[GIVEN EXERCISE]: Retype each line exactly. Skip images.

[start]

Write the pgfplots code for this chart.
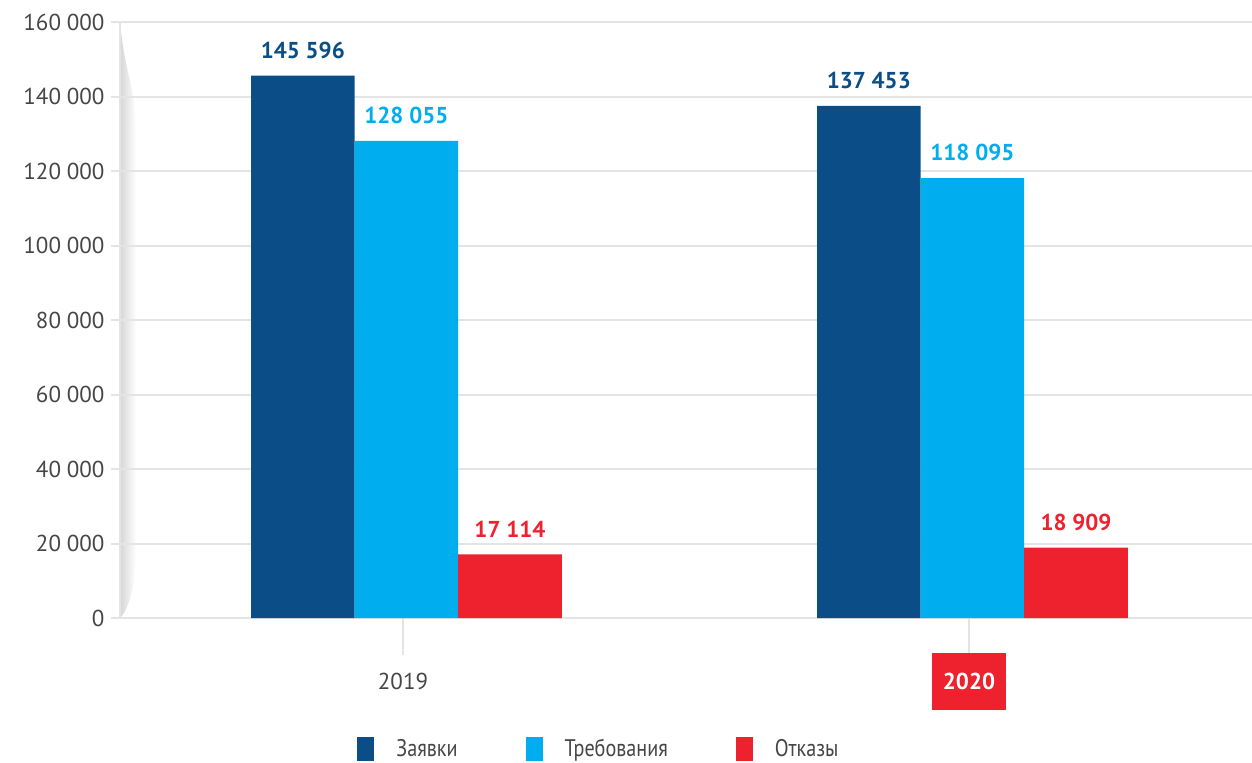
\documentclass[border=0pt]{standalone}
\usepackage{pgfplots}
\pgfplotsset{compat=1.18}
\usepackage{fontspec}
\setmainfont{PT Sans}
\newfontfamily\condfont[FakeStretch=0.84]{PT Sans}
\definecolor{zblue}{RGB}{11,78,135}
\definecolor{tblue}{RGB}{0,174,239}
\definecolor{ored}{RGB}{237,34,46}
\definecolor{txt}{RGB}{70,70,70}
\definecolor{gridg}{RGB}{228,228,228}
\newcommand{\fnt}{\fontsize{11.5}{13}\selectfont}
\begin{document}
\begin{tikzpicture}[font=\fnt]
\begin{axis}[
    set layers,
    width=566pt, height=298pt, scale only axis,
    ybar, bar width=0.183,
    xmin=-0.5, xmax=1.5,
    ymin=0, ymax=160000,
    ytick={0,20000,...,160000},
    xtick={0,1},
    xticklabels={2019,{\colorbox{ored}{\parbox[c][22.5pt][c]{31pt}{\centering\bfseries\color{white}2020}}}},
    axis x line*=bottom, axis y line*=left,
    axis line style={draw=gridg, line width=1.3pt, -},
    ymajorgrids, grid style={draw=gridg, line width=1pt},
    tick align=outside,
    ytick style={draw=gridg, line width=1pt, /pgfplots/major tick length=4.5pt},
    xtick style={draw=gridg, line width=1pt, /pgfplots/major tick length=18.5pt},
    scaled y ticks=false,
    /pgf/number format/fixed,
    /pgf/number format/1000 sep={\hspace{0.25em}},
    /pgf/number format/assume math mode=true,
    yticklabel style={text=txt, font=\fnt},
    xticklabel style={text=txt, font=\fnt, anchor=center, yshift=-27.5pt},
    legend style={at={(rel axis cs:0.424,-0.22)}, anchor=center, draw=none,
        font=\fontsize{12}{13}\selectfont\condfont, text=txt, legend columns=3,
        /tikz/every even column/.append style={column sep=32pt},
        /tikz/every odd column/.append style={column sep=9pt}},
    legend image code/.code={\fill[#1] (0pt,-6pt) rectangle (8.5pt,6pt);},
]
\begin{pgfonlayer}{axis background}
\shade[left color=black!16, right color=white]
  (rel axis cs:0,1) .. controls ([xshift=3pt,yshift=-30pt]rel axis cs:0,1) and ([xshift=8pt]rel axis cs:0,0.9) .. ([xshift=8pt]rel axis cs:0,0.8)
  -- ([xshift=8pt]rel axis cs:0,0.12) .. controls ([xshift=8pt]rel axis cs:0,0.04) and ([xshift=3pt]rel axis cs:0,0.01) .. (rel axis cs:0,0) -- cycle;
\end{pgfonlayer}
\addplot[fill=zblue, draw=none, bar shift=-0.177, nodes near coords,
    every node near coord/.append style={text=zblue, font=\fnt\bfseries, yshift=5pt}]
    coordinates {(0,145596) (1,137453)};
\addplot[fill=tblue, draw=none, bar shift=0.006, nodes near coords,
    every node near coord/.append style={text=tblue, font=\fnt\bfseries, yshift=5pt}]
    coordinates {(0,128055) (1,118095)};
\addplot[fill=ored, draw=none, bar shift=0.189, nodes near coords,
    every node near coord/.append style={text=ored, font=\fnt\bfseries, yshift=5pt}]
    coordinates {(0,17114) (1,18909)};
\legend{Заявки,Требования,Отказы}
\coordinate (O) at (rel axis cs:0,0);
\end{axis}
\pgfresetboundingbox
\useasboundingbox ([xshift=-60pt,yshift=-72pt]O) rectangle ([xshift=566pt,yshift=309pt]O);
\end{tikzpicture}
\end{document}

[end]

[EXPECTED OUTPUT]:
Write the pgfplots code for this chart.
\documentclass[border=0pt]{standalone}
\usepackage{pgfplots}
\pgfplotsset{compat=1.18}
\usepackage{fontspec}
\setmainfont{PT Sans}
\newfontfamily\condfont[FakeStretch=0.84]{PT Sans}
\definecolor{zblue}{RGB}{11,78,135}
\definecolor{tblue}{RGB}{0,174,239}
\definecolor{ored}{RGB}{237,34,46}
\definecolor{txt}{RGB}{70,70,70}
\definecolor{gridg}{RGB}{228,228,228}
\newcommand{\fnt}{\fontsize{11.5}{13}\selectfont}
\begin{document}
\begin{tikzpicture}[font=\fnt]
\begin{axis}[
    set layers,
    width=566pt, height=298pt, scale only axis,
    ybar, bar width=0.183,
    xmin=-0.5, xmax=1.5,
    ymin=0, ymax=160000,
    ytick={0,20000,...,160000},
    xtick={0,1},
    xticklabels={2019,{\colorbox{ored}{\parbox[c][22.5pt][c]{31pt}{\centering\bfseries\color{white}2020}}}},
    axis x line*=bottom, axis y line*=left,
    axis line style={draw=gridg, line width=1.3pt, -},
    ymajorgrids, grid style={draw=gridg, line width=1pt},
    tick align=outside,
    ytick style={draw=gridg, line width=1pt, /pgfplots/major tick length=4.5pt},
    xtick style={draw=gridg, line width=1pt, /pgfplots/major tick length=18.5pt},
    scaled y ticks=false,
    /pgf/number format/fixed,
    /pgf/number format/1000 sep={\hspace{0.25em}},
    /pgf/number format/assume math mode=true,
    yticklabel style={text=txt, font=\fnt},
    xticklabel style={text=txt, font=\fnt, anchor=center, yshift=-27.5pt},
    legend style={at={(rel axis cs:0.424,-0.22)}, anchor=center, draw=none,
        font=\fontsize{12}{13}\selectfont\condfont, text=txt, legend columns=3,
        /tikz/every even column/.append style={column sep=32pt},
        /tikz/every odd column/.append style={column sep=9pt}},
    legend image code/.code={\fill[#1] (0pt,-6pt) rectangle (8.5pt,6pt);},
]
\begin{pgfonlayer}{axis background}
\shade[left color=black!16, right color=white]
  (rel axis cs:0,1) .. controls ([xshift=3pt,yshift=-30pt]rel axis cs:0,1) and ([xshift=8pt]rel axis cs:0,0.9) .. ([xshift=8pt]rel axis cs:0,0.8)
  -- ([xshift=8pt]rel axis cs:0,0.12) .. controls ([xshift=8pt]rel axis cs:0,0.04) and ([xshift=3pt]rel axis cs:0,0.01) .. (rel axis cs:0,0) -- cycle;
\end{pgfonlayer}
\addplot[fill=zblue, draw=none, bar shift=-0.177, nodes near coords,
    every node near coord/.append style={text=zblue, font=\fnt\bfseries, yshift=5pt}]
    coordinates {(0,145596) (1,137453)};
\addplot[fill=tblue, draw=none, bar shift=0.006, nodes near coords,
    every node near coord/.append style={text=tblue, font=\fnt\bfseries, yshift=5pt}]
    coordinates {(0,128055) (1,118095)};
\addplot[fill=ored, draw=none, bar shift=0.189, nodes near coords,
    every node near coord/.append style={text=ored, font=\fnt\bfseries, yshift=5pt}]
    coordinates {(0,17114) (1,18909)};
\legend{Заявки,Требования,Отказы}
\coordinate (O) at (rel axis cs:0,0);
\end{axis}
\pgfresetboundingbox
\useasboundingbox ([xshift=-60pt,yshift=-72pt]O) rectangle ([xshift=566pt,yshift=309pt]O);
\end{tikzpicture}
\end{document}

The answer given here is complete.